__TASK DETAILS__. Below are the records. Retype, exactly, the lines from the first through the line with "fig = plt.figure(figsize=(W", and leave out the pictures.

[Entries taken from a collection]
------------------------------------------------

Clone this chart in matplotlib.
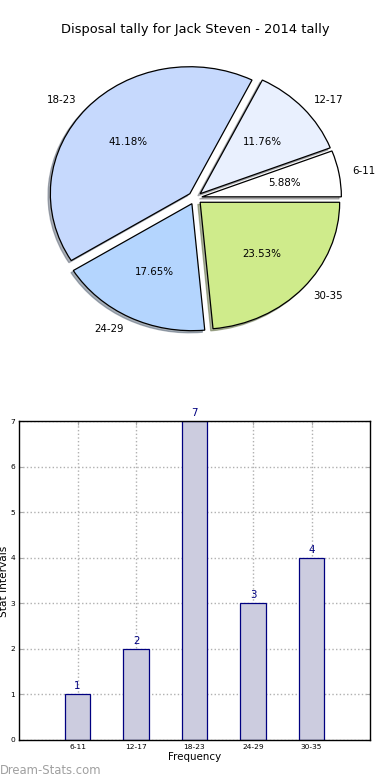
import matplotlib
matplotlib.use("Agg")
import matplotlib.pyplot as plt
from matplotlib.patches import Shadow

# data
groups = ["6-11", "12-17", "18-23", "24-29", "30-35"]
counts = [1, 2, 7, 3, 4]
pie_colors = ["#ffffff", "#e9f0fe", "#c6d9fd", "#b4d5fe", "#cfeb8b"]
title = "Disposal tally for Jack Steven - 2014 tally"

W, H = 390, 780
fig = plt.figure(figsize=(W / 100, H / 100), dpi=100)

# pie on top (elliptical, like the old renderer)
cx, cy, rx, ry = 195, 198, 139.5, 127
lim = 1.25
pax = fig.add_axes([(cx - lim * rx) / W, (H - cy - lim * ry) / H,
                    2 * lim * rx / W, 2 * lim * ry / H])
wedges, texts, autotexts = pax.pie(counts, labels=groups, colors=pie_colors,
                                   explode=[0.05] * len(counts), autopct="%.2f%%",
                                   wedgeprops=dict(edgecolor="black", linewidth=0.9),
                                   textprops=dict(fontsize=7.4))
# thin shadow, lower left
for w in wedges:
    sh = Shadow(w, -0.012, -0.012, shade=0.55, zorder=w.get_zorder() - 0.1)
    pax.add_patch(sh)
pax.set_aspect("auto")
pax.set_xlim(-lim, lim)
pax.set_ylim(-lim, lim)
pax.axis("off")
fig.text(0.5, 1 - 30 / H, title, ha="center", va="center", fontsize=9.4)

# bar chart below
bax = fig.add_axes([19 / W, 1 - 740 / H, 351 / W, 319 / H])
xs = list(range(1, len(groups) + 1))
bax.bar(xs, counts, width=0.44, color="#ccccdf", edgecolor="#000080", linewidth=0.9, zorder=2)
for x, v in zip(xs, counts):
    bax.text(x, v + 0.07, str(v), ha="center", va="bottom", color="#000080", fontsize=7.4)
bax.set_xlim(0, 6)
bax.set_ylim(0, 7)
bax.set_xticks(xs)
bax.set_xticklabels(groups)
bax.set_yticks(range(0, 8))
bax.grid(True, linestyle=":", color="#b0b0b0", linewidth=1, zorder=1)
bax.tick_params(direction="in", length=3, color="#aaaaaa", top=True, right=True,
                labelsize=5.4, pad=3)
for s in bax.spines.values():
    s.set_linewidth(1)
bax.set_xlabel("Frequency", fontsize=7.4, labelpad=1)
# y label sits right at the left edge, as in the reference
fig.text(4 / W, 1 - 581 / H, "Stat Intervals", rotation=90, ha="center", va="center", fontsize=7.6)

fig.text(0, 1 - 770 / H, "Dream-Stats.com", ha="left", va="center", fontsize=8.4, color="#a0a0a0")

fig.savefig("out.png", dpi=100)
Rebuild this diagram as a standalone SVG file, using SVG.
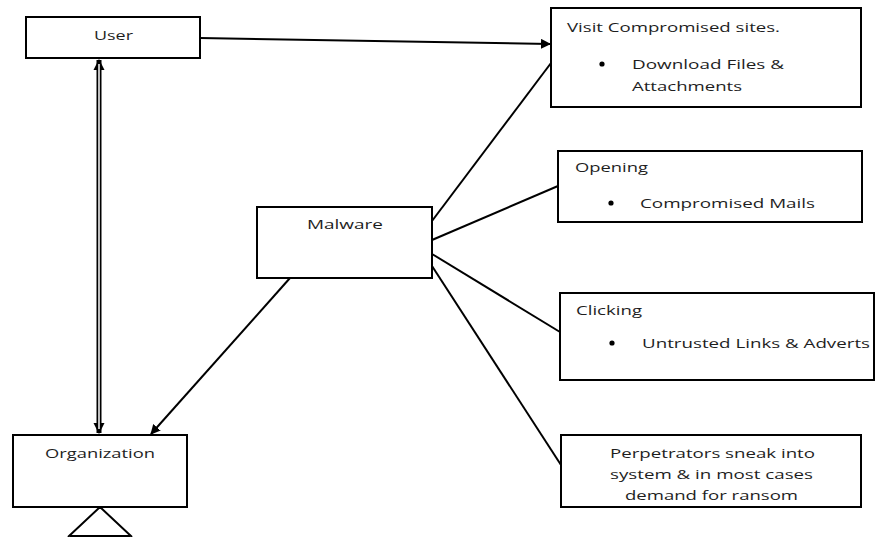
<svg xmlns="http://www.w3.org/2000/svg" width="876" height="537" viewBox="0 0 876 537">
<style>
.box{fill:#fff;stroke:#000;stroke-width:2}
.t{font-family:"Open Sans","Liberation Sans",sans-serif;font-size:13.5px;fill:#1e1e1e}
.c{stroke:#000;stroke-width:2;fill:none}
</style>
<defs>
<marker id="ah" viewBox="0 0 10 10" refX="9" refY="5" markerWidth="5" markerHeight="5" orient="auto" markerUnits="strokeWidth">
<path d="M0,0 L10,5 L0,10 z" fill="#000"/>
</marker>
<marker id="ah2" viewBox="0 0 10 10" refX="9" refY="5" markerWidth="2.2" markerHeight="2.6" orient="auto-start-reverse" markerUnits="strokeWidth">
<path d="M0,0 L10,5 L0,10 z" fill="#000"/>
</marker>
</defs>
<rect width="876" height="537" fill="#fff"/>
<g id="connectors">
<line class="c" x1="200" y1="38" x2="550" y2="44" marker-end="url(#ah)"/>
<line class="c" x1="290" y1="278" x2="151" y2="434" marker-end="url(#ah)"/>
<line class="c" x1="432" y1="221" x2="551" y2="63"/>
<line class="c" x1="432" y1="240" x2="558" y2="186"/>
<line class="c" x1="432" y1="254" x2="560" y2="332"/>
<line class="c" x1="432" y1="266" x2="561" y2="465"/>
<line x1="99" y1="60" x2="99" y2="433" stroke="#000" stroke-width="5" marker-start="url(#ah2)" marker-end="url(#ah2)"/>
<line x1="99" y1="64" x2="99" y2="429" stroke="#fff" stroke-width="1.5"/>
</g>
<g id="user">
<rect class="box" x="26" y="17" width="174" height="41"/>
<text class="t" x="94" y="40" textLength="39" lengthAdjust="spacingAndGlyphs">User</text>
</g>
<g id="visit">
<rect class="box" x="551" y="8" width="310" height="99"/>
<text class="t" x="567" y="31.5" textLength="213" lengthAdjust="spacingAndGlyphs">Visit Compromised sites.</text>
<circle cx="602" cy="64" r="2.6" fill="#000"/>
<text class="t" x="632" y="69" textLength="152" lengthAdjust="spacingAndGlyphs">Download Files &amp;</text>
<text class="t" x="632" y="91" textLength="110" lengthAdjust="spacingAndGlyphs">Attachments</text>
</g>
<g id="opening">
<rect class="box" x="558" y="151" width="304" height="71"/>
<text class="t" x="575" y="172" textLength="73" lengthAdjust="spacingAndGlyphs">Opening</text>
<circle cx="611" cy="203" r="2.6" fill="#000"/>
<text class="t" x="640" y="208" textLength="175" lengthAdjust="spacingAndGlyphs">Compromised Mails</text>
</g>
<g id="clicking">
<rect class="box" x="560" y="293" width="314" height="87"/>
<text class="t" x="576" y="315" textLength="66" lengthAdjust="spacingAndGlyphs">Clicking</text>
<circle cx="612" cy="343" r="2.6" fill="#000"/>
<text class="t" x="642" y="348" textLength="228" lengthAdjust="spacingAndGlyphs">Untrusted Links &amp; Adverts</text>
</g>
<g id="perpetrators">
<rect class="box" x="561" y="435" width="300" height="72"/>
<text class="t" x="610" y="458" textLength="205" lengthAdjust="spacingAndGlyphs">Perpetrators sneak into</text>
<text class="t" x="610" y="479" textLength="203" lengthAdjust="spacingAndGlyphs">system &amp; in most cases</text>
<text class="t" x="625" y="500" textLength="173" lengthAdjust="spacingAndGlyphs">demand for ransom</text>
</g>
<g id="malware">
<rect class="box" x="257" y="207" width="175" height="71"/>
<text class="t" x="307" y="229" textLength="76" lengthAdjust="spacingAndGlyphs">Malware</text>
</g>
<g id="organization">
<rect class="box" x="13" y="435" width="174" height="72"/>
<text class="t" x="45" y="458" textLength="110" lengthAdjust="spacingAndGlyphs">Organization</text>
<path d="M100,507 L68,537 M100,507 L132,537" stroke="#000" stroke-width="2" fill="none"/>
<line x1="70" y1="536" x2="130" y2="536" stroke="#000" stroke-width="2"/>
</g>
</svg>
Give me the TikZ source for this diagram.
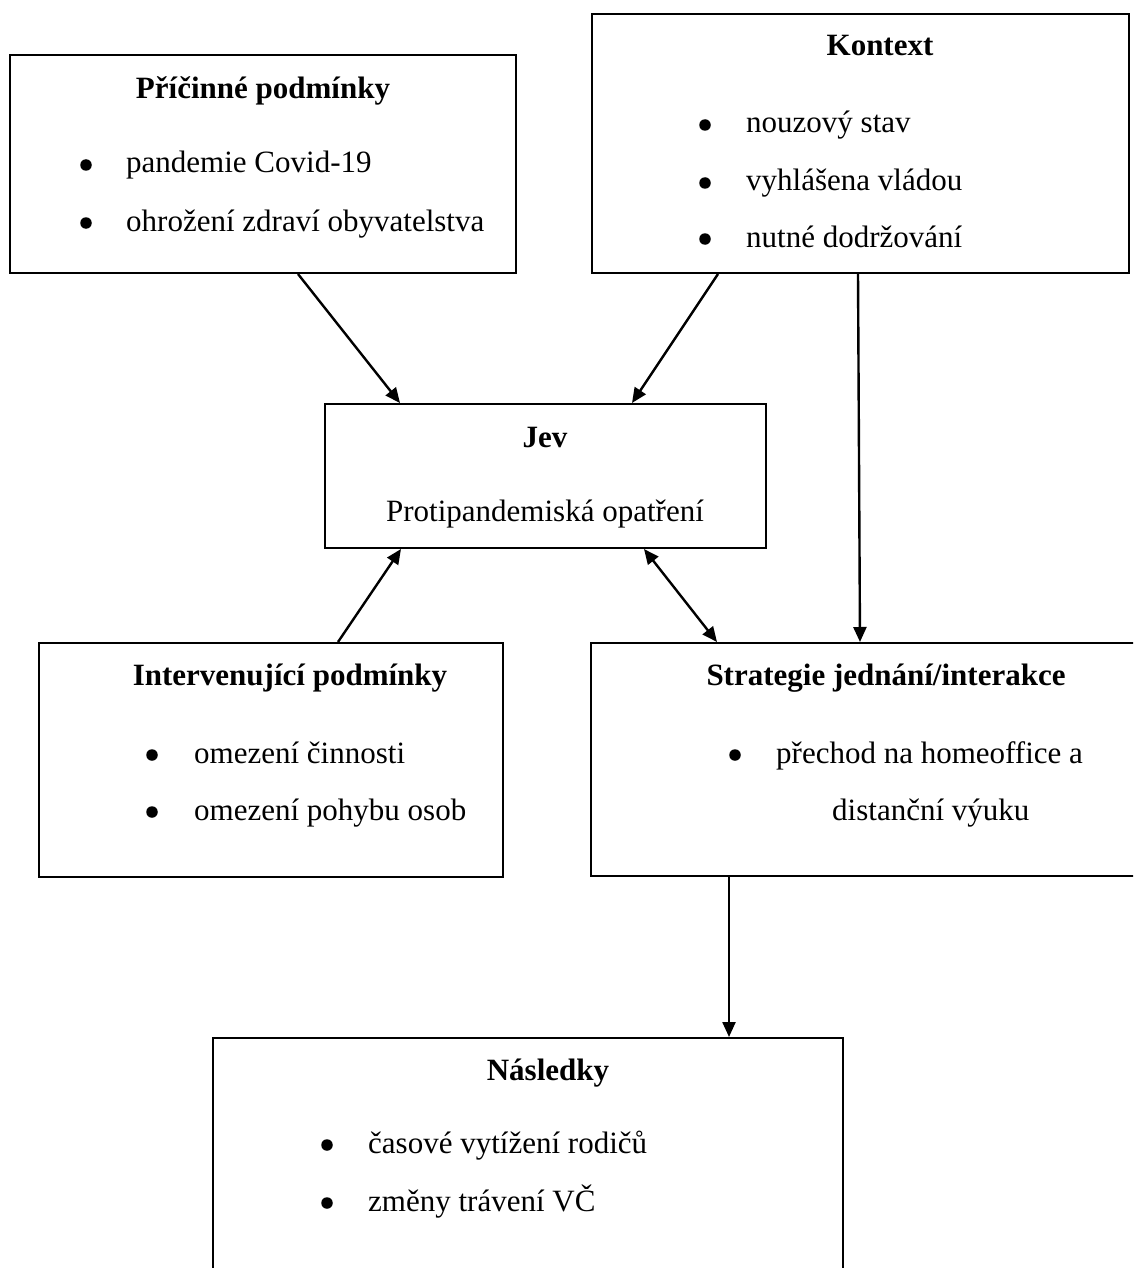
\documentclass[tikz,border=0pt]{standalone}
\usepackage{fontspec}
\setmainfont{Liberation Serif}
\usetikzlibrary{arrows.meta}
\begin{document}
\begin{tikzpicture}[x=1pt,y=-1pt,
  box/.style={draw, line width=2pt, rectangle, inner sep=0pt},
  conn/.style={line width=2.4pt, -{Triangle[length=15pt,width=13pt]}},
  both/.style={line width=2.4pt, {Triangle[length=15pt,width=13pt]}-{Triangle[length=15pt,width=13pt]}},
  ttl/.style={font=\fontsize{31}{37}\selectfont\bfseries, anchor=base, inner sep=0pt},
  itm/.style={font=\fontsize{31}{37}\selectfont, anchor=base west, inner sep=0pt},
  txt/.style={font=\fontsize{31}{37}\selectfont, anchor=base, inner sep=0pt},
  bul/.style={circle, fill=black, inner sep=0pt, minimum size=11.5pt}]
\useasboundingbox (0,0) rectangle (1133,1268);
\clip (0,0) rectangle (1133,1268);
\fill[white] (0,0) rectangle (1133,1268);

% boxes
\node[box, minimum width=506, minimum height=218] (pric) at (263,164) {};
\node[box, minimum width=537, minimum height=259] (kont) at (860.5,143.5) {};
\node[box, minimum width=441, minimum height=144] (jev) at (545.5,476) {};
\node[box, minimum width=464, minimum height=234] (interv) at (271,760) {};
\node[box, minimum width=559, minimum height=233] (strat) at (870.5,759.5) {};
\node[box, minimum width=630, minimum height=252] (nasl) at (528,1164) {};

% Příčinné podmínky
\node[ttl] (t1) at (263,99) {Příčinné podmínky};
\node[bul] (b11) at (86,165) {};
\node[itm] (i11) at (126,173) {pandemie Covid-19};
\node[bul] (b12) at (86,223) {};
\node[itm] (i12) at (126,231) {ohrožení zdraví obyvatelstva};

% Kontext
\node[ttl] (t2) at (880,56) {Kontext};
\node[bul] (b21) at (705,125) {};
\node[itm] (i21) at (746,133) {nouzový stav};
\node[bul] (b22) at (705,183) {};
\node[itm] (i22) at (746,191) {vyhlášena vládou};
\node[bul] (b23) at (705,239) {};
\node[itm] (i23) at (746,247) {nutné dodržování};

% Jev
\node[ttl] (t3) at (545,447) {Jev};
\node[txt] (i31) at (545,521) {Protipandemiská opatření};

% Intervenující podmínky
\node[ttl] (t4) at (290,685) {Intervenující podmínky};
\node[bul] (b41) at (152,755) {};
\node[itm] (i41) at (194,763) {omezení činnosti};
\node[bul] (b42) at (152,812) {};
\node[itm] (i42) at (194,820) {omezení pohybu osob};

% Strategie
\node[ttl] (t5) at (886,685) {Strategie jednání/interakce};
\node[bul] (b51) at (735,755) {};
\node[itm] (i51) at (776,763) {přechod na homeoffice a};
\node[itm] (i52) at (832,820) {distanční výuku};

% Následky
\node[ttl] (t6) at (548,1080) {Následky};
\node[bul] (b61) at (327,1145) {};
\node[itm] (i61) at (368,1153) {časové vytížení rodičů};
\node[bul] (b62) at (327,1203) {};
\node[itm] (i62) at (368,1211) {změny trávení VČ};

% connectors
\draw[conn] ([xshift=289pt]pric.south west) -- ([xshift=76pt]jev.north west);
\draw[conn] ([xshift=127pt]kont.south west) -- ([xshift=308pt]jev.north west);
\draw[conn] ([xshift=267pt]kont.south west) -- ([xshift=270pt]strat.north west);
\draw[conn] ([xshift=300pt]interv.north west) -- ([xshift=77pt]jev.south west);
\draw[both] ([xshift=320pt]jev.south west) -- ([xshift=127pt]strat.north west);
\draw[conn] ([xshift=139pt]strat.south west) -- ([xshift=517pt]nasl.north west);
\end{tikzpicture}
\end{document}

------------------------------------------------

__OUTPUT FOR THIS TASK__.
Clone this chart in matplotlib.
import matplotlib
matplotlib.use("Agg")
import matplotlib.pyplot as plt
from matplotlib.patches import Shadow

# data
groups = ["6-11", "12-17", "18-23", "24-29", "30-35"]
counts = [1, 2, 7, 3, 4]
pie_colors = ["#ffffff", "#e9f0fe", "#c6d9fd", "#b4d5fe", "#cfeb8b"]
title = "Disposal tally for Jack Steven - 2014 tally"

W, H = 390, 780
fig = plt.figure(figsize=(W / 100, H / 100), dpi=100)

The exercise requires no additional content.